Here are some records; copy every line that holds the word "Clone".

Extracted material.
--

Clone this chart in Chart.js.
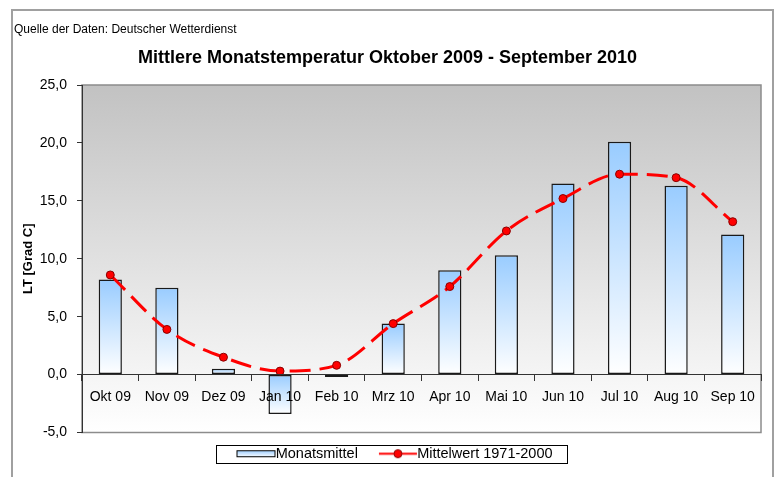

--

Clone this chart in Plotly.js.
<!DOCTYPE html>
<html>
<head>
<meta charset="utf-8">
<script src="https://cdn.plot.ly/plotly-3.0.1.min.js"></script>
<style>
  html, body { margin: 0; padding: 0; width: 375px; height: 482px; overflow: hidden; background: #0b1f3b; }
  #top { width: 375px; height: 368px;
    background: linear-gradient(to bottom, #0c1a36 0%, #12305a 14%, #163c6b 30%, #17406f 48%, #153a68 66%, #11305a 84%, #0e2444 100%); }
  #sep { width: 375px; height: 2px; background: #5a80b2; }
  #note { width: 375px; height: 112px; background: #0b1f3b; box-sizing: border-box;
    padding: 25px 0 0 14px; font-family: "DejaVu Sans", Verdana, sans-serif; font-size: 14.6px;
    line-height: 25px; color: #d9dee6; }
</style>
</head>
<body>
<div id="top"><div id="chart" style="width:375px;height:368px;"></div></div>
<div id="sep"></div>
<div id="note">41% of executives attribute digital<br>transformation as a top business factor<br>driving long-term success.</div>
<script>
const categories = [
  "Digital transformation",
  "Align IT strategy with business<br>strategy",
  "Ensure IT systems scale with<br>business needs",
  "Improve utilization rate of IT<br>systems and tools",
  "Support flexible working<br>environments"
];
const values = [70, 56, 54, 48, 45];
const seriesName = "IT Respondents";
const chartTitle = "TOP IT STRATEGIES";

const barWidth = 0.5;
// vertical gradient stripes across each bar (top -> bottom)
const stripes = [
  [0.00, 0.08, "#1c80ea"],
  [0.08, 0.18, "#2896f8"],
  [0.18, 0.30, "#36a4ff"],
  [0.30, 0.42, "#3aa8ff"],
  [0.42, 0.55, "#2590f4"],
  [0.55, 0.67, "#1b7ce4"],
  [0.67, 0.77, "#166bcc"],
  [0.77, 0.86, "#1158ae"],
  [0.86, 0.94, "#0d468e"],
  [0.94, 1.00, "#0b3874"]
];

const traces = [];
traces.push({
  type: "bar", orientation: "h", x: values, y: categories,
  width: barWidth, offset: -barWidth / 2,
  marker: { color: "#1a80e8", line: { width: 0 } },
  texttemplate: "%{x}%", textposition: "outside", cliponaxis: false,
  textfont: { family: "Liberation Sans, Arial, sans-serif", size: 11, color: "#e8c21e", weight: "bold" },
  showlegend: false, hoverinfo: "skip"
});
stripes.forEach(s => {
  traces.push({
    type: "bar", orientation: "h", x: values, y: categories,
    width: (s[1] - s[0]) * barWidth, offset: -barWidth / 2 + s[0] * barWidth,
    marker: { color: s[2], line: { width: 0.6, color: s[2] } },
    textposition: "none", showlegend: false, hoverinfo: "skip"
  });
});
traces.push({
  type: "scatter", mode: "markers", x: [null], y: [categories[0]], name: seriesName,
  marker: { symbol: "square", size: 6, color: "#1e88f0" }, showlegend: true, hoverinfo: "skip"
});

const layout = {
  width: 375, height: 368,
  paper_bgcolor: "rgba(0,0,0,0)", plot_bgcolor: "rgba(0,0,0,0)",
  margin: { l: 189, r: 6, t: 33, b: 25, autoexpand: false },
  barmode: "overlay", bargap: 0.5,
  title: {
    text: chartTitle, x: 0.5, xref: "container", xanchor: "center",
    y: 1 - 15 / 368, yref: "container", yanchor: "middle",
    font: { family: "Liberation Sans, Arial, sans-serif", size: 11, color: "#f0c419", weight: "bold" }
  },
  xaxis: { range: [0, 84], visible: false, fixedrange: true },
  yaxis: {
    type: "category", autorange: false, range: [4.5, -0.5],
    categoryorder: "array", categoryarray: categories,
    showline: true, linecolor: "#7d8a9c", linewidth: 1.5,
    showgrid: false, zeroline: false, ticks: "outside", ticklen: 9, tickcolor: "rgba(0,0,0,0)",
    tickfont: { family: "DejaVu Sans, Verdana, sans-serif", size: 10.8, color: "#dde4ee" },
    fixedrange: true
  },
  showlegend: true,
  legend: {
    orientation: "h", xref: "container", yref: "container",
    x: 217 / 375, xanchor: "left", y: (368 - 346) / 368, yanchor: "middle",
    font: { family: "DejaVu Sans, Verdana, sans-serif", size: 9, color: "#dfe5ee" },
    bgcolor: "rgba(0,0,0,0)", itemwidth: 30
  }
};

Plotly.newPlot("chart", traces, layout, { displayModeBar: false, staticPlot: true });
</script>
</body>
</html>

--

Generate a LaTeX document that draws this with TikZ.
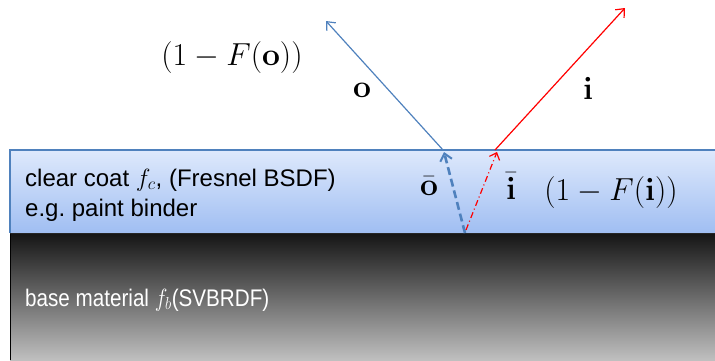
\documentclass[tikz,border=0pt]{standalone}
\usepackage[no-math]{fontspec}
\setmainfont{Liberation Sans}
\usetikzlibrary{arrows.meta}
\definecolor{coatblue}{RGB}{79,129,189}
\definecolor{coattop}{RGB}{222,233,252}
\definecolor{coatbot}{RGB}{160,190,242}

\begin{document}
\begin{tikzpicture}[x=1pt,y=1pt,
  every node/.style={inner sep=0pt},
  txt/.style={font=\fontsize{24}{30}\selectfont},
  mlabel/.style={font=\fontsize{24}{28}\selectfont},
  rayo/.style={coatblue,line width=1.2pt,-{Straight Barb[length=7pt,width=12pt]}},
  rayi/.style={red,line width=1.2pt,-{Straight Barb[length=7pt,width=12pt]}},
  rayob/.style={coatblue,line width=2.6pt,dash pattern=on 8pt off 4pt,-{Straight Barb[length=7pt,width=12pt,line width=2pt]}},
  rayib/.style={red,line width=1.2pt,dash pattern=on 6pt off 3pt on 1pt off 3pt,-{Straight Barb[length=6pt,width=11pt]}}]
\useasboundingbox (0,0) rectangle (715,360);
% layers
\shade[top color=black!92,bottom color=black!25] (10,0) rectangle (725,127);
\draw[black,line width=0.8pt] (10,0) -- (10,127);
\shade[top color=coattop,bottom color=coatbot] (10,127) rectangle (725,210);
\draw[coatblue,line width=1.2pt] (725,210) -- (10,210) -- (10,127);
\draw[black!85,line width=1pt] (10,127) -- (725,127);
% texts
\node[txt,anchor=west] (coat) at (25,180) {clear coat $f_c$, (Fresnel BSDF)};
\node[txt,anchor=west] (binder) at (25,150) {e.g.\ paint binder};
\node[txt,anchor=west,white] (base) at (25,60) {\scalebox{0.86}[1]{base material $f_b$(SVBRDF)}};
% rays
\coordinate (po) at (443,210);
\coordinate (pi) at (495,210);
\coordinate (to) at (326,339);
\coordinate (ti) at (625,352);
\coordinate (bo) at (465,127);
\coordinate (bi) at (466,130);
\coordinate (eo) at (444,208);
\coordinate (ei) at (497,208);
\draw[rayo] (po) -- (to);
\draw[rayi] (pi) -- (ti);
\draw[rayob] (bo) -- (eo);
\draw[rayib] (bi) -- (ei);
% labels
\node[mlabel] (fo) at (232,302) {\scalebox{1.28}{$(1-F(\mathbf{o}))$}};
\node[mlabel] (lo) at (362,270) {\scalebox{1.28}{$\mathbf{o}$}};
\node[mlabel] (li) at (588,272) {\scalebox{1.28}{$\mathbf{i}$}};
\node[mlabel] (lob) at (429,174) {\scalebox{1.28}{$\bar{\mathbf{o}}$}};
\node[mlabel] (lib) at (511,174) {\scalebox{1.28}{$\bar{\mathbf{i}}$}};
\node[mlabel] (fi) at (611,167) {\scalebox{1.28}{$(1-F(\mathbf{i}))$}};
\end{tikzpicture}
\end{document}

--

Result for this task.
Clone this chart in Chart.js.
Clone this chart in Plotly.js.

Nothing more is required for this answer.